* **DESCRIPTION OF THE TASK**:
Pick out every line with the word "that" and copy it.

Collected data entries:
++++++
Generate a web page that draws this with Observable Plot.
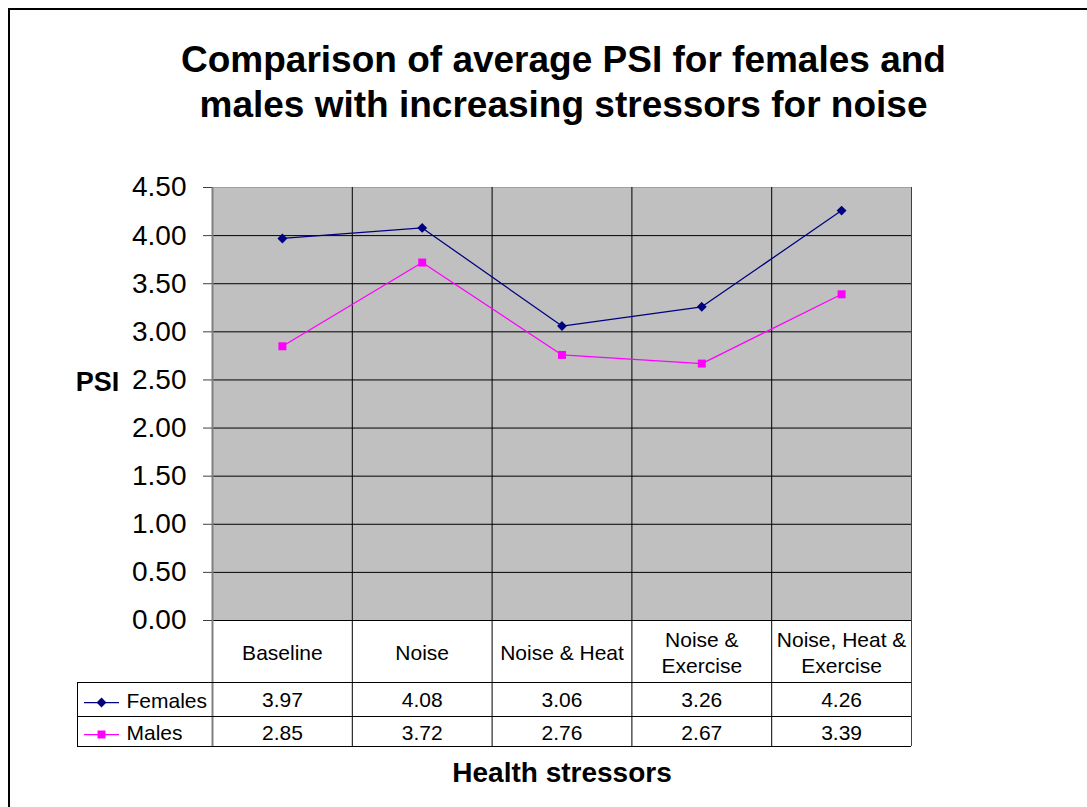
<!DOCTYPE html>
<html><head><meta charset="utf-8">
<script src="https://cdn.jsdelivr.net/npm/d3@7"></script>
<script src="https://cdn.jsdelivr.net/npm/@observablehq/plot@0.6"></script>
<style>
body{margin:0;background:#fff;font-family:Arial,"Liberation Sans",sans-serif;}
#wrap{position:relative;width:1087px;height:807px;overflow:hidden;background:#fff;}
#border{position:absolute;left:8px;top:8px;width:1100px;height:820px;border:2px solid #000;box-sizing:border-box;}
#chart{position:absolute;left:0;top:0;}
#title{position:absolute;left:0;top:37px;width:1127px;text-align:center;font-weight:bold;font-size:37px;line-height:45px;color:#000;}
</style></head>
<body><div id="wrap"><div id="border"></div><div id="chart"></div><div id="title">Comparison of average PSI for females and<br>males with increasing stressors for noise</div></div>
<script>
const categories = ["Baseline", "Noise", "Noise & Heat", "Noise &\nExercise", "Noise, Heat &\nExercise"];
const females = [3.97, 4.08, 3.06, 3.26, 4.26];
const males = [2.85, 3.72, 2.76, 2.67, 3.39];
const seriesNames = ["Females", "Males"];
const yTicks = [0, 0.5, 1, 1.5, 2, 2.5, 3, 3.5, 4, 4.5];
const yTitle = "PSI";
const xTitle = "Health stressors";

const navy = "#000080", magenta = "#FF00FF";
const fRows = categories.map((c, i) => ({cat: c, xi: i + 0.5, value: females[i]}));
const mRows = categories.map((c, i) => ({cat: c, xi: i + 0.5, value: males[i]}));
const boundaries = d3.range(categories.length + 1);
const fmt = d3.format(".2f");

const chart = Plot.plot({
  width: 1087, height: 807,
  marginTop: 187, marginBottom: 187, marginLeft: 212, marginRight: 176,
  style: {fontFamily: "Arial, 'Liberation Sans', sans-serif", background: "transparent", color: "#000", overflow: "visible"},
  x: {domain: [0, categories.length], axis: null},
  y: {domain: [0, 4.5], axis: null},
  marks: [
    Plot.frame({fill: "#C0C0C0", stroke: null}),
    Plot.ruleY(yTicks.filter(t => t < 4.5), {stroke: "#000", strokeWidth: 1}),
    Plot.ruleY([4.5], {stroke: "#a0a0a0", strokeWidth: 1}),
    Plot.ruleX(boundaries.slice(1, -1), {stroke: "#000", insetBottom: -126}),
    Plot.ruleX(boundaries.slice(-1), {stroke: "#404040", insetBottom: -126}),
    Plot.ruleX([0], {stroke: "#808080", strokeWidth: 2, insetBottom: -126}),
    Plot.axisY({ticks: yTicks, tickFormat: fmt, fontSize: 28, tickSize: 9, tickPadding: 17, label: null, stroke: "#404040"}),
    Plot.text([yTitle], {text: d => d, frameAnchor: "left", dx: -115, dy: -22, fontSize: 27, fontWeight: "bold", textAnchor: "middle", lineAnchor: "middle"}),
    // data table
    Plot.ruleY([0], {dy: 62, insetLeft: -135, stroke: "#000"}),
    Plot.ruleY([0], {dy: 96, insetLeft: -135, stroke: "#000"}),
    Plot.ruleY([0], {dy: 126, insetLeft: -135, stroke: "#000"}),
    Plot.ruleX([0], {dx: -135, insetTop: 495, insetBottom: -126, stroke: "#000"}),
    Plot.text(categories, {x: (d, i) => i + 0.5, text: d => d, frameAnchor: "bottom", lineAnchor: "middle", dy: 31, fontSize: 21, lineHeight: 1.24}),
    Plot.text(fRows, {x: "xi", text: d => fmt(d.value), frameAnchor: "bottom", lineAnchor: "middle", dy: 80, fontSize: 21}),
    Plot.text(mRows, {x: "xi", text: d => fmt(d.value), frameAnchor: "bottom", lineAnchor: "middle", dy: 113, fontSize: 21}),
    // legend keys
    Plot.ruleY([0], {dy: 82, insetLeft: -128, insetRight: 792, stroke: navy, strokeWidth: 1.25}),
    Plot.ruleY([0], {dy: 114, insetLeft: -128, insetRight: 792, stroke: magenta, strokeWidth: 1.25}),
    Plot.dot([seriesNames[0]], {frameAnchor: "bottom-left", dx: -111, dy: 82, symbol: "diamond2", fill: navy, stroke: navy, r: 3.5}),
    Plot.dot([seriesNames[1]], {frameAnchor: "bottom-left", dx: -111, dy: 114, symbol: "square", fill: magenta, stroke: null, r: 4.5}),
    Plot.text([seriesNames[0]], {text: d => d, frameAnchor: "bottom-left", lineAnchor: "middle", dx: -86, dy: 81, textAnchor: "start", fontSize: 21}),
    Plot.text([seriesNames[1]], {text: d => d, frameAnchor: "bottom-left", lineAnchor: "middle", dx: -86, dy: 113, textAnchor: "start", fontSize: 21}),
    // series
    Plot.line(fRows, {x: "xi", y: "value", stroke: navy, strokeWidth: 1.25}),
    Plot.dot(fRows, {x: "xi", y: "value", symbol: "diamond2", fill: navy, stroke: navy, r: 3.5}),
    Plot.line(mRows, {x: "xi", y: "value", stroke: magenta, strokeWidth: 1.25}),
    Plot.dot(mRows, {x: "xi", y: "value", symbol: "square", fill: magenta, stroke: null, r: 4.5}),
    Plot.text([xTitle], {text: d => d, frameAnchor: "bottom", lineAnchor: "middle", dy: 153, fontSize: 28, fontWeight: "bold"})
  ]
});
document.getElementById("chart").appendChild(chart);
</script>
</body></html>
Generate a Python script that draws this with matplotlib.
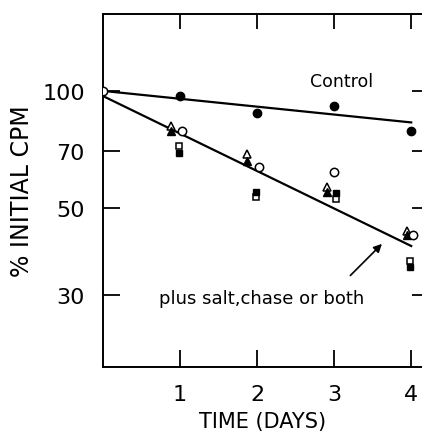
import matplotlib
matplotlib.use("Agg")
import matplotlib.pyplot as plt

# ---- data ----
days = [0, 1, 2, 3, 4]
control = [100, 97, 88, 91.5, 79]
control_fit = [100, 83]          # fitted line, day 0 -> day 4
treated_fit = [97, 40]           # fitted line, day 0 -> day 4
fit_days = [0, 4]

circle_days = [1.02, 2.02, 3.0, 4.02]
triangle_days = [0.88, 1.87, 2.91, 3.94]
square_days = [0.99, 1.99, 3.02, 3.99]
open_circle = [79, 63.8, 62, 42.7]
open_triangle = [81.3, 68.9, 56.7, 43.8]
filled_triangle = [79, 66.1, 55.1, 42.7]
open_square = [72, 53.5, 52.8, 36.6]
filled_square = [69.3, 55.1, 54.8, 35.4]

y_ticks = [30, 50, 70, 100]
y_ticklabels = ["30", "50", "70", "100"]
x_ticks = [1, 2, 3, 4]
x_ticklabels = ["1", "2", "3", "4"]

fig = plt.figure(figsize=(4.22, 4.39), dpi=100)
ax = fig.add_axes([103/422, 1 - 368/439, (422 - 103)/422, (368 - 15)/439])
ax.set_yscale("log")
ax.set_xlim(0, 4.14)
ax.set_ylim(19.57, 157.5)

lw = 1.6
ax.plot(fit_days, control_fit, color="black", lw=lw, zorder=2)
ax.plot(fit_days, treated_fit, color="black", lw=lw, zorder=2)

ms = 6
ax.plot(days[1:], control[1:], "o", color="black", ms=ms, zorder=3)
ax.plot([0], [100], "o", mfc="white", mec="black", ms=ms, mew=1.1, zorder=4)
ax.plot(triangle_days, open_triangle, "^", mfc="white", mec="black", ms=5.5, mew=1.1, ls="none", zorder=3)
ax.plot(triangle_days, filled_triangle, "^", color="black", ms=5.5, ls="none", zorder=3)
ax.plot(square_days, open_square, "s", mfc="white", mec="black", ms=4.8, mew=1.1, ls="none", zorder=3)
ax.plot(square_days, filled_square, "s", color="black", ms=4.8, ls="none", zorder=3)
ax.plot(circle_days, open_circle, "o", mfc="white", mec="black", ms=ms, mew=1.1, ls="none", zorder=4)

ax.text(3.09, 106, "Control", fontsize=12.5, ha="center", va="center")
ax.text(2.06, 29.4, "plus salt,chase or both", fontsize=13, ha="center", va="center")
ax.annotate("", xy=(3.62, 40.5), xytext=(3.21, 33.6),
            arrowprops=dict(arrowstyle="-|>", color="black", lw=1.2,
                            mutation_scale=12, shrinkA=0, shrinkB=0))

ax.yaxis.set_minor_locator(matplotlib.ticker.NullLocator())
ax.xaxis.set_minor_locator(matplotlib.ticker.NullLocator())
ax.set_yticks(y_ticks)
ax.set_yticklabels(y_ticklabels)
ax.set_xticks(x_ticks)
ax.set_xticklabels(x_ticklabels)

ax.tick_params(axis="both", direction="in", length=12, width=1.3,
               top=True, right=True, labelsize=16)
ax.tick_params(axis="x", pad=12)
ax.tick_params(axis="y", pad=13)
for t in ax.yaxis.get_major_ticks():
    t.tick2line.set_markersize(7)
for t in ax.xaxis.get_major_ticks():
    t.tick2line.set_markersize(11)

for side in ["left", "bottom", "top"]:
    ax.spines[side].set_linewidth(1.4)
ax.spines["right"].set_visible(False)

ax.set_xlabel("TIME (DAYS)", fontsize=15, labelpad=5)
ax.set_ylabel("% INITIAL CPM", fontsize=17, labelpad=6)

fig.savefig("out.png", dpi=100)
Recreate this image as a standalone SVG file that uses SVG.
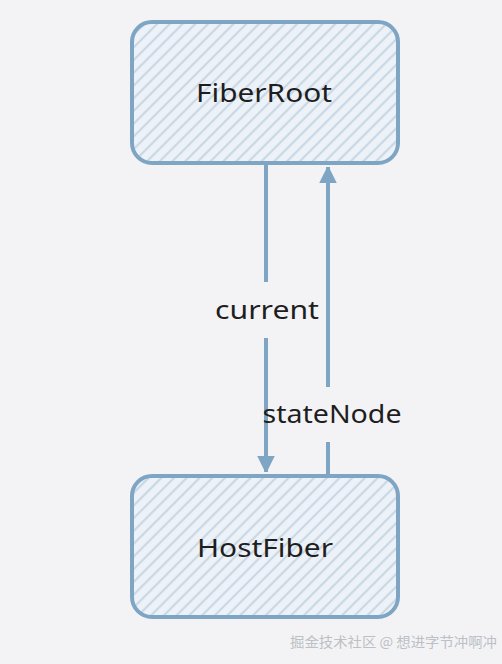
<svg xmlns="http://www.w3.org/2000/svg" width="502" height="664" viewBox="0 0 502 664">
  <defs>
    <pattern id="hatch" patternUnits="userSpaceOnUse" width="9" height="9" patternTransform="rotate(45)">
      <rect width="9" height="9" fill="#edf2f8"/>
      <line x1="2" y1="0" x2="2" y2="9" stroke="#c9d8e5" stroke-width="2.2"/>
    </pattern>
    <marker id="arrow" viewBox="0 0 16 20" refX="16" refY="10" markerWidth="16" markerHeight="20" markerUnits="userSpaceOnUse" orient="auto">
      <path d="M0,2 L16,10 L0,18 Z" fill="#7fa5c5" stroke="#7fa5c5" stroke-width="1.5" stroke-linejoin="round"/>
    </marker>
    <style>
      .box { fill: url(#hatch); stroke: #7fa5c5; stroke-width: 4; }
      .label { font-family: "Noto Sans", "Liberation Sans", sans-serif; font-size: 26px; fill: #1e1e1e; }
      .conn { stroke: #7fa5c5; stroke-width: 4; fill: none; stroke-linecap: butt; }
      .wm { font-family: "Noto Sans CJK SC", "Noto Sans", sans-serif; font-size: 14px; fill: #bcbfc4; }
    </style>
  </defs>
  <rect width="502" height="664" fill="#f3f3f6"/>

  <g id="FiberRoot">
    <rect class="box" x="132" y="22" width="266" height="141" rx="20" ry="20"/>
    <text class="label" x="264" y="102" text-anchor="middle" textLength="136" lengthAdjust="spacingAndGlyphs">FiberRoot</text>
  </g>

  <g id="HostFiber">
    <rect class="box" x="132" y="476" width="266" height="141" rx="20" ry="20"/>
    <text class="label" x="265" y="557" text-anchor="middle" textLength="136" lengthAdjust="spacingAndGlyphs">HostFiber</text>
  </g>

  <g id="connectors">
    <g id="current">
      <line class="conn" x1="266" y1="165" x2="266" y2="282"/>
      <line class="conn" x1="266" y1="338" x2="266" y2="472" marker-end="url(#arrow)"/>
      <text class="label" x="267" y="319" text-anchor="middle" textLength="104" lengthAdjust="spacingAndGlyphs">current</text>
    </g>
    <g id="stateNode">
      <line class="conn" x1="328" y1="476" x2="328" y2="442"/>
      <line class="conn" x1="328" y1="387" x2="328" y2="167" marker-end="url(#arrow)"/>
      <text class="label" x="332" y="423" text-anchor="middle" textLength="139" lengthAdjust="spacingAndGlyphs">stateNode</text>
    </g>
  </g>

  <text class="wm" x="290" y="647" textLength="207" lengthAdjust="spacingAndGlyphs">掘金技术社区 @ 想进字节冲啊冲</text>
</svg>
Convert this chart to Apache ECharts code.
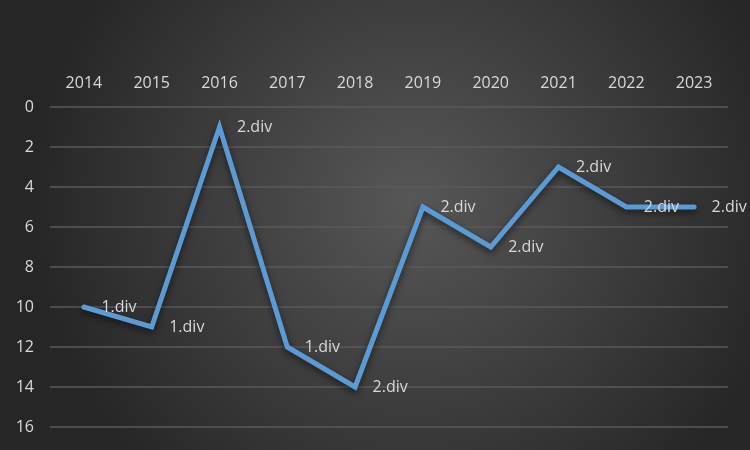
++++++
* **FINISHED TASK**:
Generate a web page that draws this with Observable Plot.
Generate a Python script that draws this with matplotlib.
Recreate this image as a standalone SVG file that uses SVG.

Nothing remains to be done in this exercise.